Self-Conscious in the U.S.?

At 16, I could have won a contest for the most self-conscious

Before school I used to stand in front of our mirror. Does peachy-pink go with aqua? Do my boots look dorky? Is my coat cute? One day to my horror, I realized I’d worn two “busy” clothes in public: a multi-colored shirt and a flowery blouse. My shame was deep;)  

Suffice it to say, if I’d studied chemistry with the fervor that I studied my outfits and appearance, I’d be Marie Curie.

Many people struggle with self-consciousness. I know I’m not alone. 

But guess what? Despite the level of self-consciousness I had in the United States….

It’s a bazillion times worse in Panama

Yesterday I was walking through a small town (in Panama) when I heard a young boy’s voice squeal, “Gringo!” (I’m not sure why he said “gringo” considering I’m a girl. Shouldn’t it be gringa?)

All I did was hurry on, hoping the sidewalk would swallow me up. Grrrrr!

As you can tell from that story, in Panama…

White skin and light hair aren’t common

In Panama City, we were eating rice in a large mall when my sister gasped and grabbed my arm. “An American!” she whispered, excited to see someone who was “like us.” It’s rare. 

*Note: my sister wasn’t completely correct- everyone here is American. She meant an American from the U.S.

A few days ago, a Panamanian pointed to my hair and said, “blonde.” Everyone who knows me knows I’m a brunette, not a blonde. But Panamanians have jet black hair, so compared to them, I am blonde. (I joke with my sister that I need to dye my hair black so I don’t stick out so much.)

Besides being clearly different, there’s the language barrier as well (we only speak a little Spanish), and a cultural one (yes, Panama differs from the U.S. in some areas.) 

The cure for self-consciousness

I’m not nearly as self-conscious as I was at 16, but it still crops up occasionally.

Certain situations that make self-consciousness worse: strangers, public speaking, feeling unfashionable, being the odd one out, talking about yourself, etc 

Practical steps for the self-conscious

You probably aren’t in a foreign country right now. Standing on a sidewalk in the U.S., you don’t stand out.

But you might still feel self-conscious. What do you do about it?

1. Realize you’re not “all that.”

People are a heck of a lot more interested in themselves than in you. While you stand awkwardly while meeting someone for the first time and think, Oh my goodness, did they notice my white shirt has a ketchup stain? When in fact, the other person is just mentally debating between coffee or tea, or planning their weekend.  

2. Ask others-directed questions

Nothing makes me more self-conscious than talking about myself. (Also, I know myself pretty darn well, and I’m a boring person. Why would I want to talk about myself?)

So when feeling self-conscious, ask people questions: Where do you work? How long have you worked there? 
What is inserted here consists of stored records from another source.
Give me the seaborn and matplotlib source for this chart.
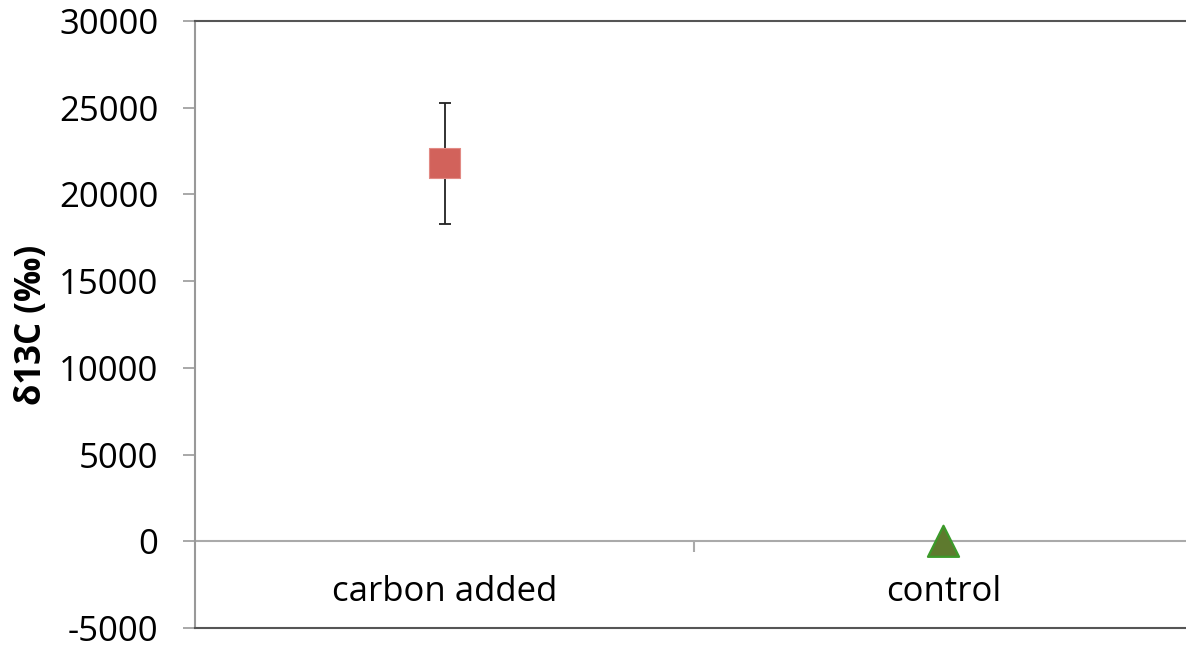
import matplotlib
matplotlib.use("Agg")
import matplotlib.pyplot as plt
import seaborn as sns
import pandas as pd

categories = ["carbon added", "control"]
values = [21800, 0]
errors = [3500, 0]
y_ticks = [-5000, 0, 5000, 10000, 15000, 20000, 25000, 30000]

sns.set_style("white")
plt.rcParams["font.family"] = ["Open Sans", "DejaVu Sans"]
plt.rcParams["text.color"] = "black"
plt.rcParams["xtick.labelcolor"] = "black"
plt.rcParams["ytick.labelcolor"] = "black"
plt.rcParams["axes.labelcolor"] = "black"

fig = plt.figure(figsize=(11.86, 6.56), dpi=100)
ax = fig.add_axes([195 / 1186, 1 - 628 / 656, 998 / 1186, (628 - 21) / 656])

df = pd.DataFrame({"cat": categories, "val": values, "err": errors})

ax.errorbar([0], values[:1], yerr=errors[:1], fmt="none", ecolor="#222222",
            elinewidth=1.3, capsize=4.5, capthick=1.3, zorder=2)
sns.scatterplot(data=df, x="cat", y="val", hue="cat", style="cat",
                markers={"carbon added": "s", "control": "^"},
                palette={"carbon added": "#D2625B", "control": "#5E7A2E"},
                legend=False, ax=ax, zorder=3)
coll = ax.collections[-1]
coll.set_sizes([467, 500])
coll.set_edgecolors(["#E28A84", "#3C9A2A"])
coll.set_linewidths([0.8, 1.6])

ax.set_xlim(-0.5, 1.5)
ax.set_ylim(-5000, 30000)
ax.set_yticks(y_ticks)
ax.set_yticklabels([str(t) for t in y_ticks], fontsize=25)
ax.tick_params(axis="y", which="major", direction="out", length=8.5,
               color="#999999", width=1.2, pad=18, left=True, labelcolor="black")
ax.set_xticks([])
ax.set_xlabel("")
ax.set_ylabel("δ13C (‰)", fontsize=25, fontweight="bold", color="black")
ax.yaxis.set_label_coords(-0.145, 0.5)

ax.axhline(0, color="#aaaaaa", lw=1.5, zorder=1)

for side in ["top", "bottom"]:
    ax.spines[side].set_color("#555555")
    ax.spines[side].set_linewidth(1.5)
ax.spines["left"].set_color("#999999")
ax.spines["left"].set_linewidth(1.5)
ax.spines["right"].set_visible(False)

sec = ax.secondary_xaxis(location=(0 - (-5000)) / 35000)
sec.spines["bottom"].set_visible(False)
sec.set_xticks([0, 1])
sec.set_xticklabels(categories, fontsize=25, color="black")
sec.set_xticks([0.5], minor=True)
sec.tick_params(axis="x", which="major", length=0, pad=24)
sec.tick_params(axis="x", which="minor", length=8, color="#aaaaaa", width=1.5, direction="out")

fig.savefig("out.png", dpi=100)
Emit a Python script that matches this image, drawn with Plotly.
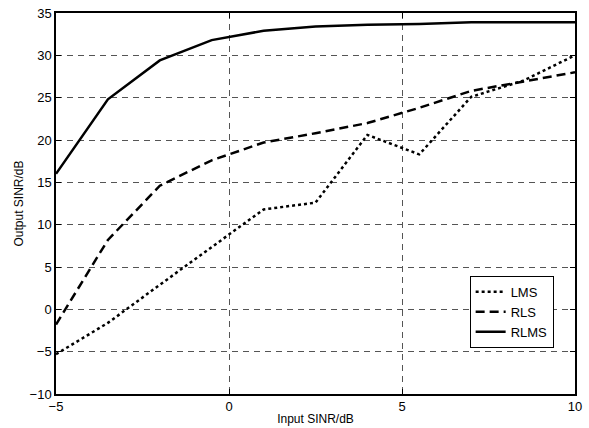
import plotly.graph_objects as go

# Input SINR (dB) sample points
input_sinr = [-5, -3.5, -2, -0.5, 1, 2.5, 4, 5.5, 7, 8.5, 10]

# Output SINR (dB) for each algorithm
lms = [-5.3, -1.6, 2.9, 7.3, 11.8, 12.6, 20.6, 18.3, 25.1, 27.0, 30.0]
rls = [-1.8, 8.2, 14.6, 17.6, 19.7, 20.8, 22.0, 23.8, 25.8, 26.9, 28.0]
rlms = [16.0, 24.8, 29.4, 31.8, 32.9, 33.4, 33.6, 33.7, 33.9, 33.9, 33.9]

x_ticks = [-5, 0, 5, 10]
y_ticks = [-10, -5, 0, 5, 10, 15, 20, 25, 30, 35]

FONT = "Liberation Sans, Arial, sans-serif"

fig = go.Figure()
fig.add_trace(go.Scatter(x=input_sinr, y=lms, mode="lines", name="LMS",
                         line=dict(color="black", width=2.5, dash="dot")))
fig.add_trace(go.Scatter(x=input_sinr, y=rls, mode="lines", name="RLS",
                         line=dict(color="black", width=2.5, dash="9px,5px")))
fig.add_trace(go.Scatter(x=input_sinr, y=rlms, mode="lines", name="RLMS",
                         line=dict(color="black", width=2.5)))

axis_common = dict(
    showline=True, linecolor="black", linewidth=1.5, mirror="ticks",
    ticks="inside", ticklen=5, tickcolor="black",
    showgrid=True, gridcolor="#555555", gridwidth=1, griddash="6px,5px",
    zeroline=False, automargin=False,
    tickfont=dict(family=FONT, size=13, color="black"),
)

fig.update_xaxes(range=[-5, 10], tickvals=x_ticks,
                 title=dict(text="Input SINR/dB", standoff=1,
                            font=dict(family=FONT, size=12, color="black")),
                 **axis_common)
fig.update_yaxes(range=[-10, 35], tickvals=y_ticks,
                 title=dict(text="Output SINR/dB", standoff=3,
                            font=dict(family=FONT, size=12, color="black")),
                 **axis_common)

fig.update_layout(
    width=589, height=428,
    margin=dict(l=56, r=14, t=13, b=34),
    plot_bgcolor="white", paper_bgcolor="white",
    legend=dict(x=0.797, y=0.31, xanchor="left", yanchor="top",
                bordercolor="black", borderwidth=1, bgcolor="white",
                font=dict(family=FONT, size=13, color="black"),
                tracegroupgap=0, itemwidth=30),
    showlegend=True,
)

fig.write_html("out.html")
3. Fake confidence physically

You cannot be self-conscious and confident at the same time. So pretend you are confident, and self-consciousness vanishes. How do you pretend you are confident?

  • speak slowly
  • speak deeply (no high-pitched tones)
  • don’t touch your face/fiddle with clothes. That betrays you are nervous, and makes you more nervous.  
  • take deep breaths
  • focus on other people
  • forget about yourself
  • make eye contact

Do you ever feel self-conscious? What do you do about it?